*WHAT YOU HAVE TO DO*
Starting at the line that contains "Reproduce this chart" and stopping at the line that contains "const chartData = grades.map((g, i)", return those lines exactly and nothing else. Both end lines count; pictures do not.

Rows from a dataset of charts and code
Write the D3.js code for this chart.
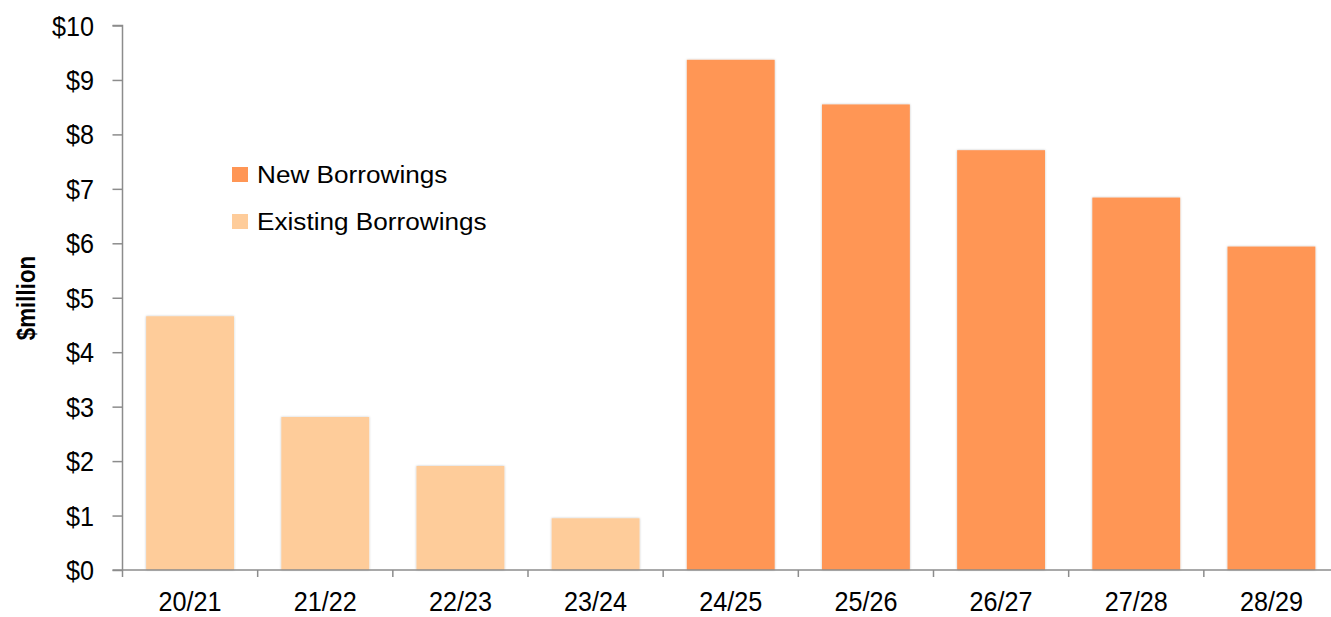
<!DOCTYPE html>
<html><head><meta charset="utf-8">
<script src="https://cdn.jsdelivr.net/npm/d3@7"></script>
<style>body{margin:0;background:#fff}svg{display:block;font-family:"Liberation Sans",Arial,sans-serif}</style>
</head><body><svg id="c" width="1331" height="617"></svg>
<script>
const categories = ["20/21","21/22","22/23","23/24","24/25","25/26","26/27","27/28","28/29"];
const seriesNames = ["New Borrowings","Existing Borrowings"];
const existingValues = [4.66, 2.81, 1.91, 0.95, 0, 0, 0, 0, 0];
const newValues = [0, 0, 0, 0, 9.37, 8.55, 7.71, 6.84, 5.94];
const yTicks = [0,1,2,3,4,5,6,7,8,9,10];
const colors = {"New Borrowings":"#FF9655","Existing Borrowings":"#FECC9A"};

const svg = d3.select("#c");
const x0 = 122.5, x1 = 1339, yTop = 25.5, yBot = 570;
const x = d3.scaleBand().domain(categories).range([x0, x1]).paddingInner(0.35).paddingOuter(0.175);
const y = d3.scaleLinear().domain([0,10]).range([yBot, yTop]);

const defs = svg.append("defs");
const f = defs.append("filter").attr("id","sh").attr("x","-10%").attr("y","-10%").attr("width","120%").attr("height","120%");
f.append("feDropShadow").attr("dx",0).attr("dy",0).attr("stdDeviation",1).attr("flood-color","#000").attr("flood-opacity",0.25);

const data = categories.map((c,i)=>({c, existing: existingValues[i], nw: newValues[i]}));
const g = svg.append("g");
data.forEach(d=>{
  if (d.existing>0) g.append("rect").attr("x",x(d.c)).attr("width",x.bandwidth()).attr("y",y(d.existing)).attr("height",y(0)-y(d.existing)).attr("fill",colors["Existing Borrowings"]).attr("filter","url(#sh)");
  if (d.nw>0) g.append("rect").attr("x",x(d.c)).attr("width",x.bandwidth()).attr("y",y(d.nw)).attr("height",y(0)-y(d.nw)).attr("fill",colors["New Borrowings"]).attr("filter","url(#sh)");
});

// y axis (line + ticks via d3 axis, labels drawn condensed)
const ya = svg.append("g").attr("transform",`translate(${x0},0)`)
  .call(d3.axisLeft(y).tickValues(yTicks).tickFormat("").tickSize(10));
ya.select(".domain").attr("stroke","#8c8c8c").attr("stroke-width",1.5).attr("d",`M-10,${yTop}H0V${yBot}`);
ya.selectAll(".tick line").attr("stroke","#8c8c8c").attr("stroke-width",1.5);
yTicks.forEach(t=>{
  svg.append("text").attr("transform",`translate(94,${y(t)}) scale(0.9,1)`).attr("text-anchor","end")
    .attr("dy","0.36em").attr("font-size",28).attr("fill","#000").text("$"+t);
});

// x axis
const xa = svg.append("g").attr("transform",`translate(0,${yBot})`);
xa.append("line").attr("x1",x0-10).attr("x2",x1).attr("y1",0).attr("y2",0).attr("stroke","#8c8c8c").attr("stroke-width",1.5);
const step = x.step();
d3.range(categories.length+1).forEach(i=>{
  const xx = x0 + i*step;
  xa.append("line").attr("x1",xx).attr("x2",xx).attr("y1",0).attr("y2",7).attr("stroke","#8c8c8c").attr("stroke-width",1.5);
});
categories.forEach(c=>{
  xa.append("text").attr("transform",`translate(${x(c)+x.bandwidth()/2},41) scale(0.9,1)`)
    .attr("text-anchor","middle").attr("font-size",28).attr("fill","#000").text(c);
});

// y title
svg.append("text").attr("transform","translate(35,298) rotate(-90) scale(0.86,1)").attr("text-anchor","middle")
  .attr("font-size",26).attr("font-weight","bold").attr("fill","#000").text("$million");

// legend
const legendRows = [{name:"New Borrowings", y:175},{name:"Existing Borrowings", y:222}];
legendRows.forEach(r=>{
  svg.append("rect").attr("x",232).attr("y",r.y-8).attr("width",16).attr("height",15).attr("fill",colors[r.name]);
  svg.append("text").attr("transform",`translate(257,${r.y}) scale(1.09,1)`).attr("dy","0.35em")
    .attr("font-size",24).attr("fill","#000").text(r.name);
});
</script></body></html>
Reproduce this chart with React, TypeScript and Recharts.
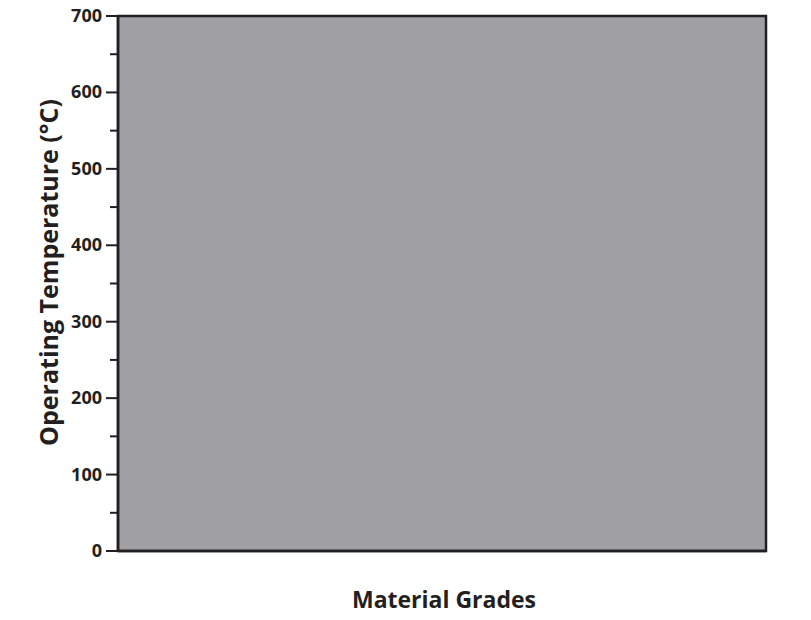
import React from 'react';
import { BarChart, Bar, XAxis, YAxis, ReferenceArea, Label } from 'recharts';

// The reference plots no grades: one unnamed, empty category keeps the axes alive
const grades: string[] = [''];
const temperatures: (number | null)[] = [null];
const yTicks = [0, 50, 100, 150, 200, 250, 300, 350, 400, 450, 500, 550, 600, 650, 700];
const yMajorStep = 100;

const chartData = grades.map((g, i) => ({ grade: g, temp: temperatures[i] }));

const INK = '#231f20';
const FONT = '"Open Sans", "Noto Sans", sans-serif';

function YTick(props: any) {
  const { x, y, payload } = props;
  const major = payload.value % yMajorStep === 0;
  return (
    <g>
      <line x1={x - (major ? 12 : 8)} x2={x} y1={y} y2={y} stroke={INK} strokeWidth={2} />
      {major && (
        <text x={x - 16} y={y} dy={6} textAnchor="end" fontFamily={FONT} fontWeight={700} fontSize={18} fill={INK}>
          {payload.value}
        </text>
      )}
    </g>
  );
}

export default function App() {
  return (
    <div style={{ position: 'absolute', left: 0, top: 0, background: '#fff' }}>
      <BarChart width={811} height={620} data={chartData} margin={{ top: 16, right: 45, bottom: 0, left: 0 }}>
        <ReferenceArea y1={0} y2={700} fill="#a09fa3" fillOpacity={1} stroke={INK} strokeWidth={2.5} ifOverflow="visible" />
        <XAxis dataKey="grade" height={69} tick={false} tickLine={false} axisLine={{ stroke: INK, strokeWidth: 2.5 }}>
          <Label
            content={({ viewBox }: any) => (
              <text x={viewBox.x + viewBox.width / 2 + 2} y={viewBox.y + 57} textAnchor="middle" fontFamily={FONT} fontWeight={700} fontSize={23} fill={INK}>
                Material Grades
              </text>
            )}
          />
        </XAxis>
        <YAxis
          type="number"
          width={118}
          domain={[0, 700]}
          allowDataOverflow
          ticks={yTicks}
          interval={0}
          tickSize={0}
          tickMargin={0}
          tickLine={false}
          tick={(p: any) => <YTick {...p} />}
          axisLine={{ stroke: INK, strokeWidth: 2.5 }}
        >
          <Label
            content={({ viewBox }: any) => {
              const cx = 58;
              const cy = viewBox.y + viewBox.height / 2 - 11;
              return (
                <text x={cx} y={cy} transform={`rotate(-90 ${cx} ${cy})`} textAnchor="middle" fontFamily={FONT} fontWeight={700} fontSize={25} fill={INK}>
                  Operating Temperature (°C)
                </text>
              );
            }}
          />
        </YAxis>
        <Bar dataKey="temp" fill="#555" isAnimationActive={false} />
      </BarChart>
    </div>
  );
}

*SOLVED EXERCISE*
Reproduce this chart with React, TypeScript and Recharts.
import React from 'react';
import { BarChart, Bar, XAxis, YAxis, ReferenceArea, Label } from 'recharts';

// The reference plots no grades: one unnamed, empty category keeps the axes alive
const grades: string[] = [''];
const temperatures: (number | null)[] = [null];
const yTicks = [0, 50, 100, 150, 200, 250, 300, 350, 400, 450, 500, 550, 600, 650, 700];
const yMajorStep = 100;

const chartData = grades.map((g, i) => ({ grade: g, temp: temperatures[i] }));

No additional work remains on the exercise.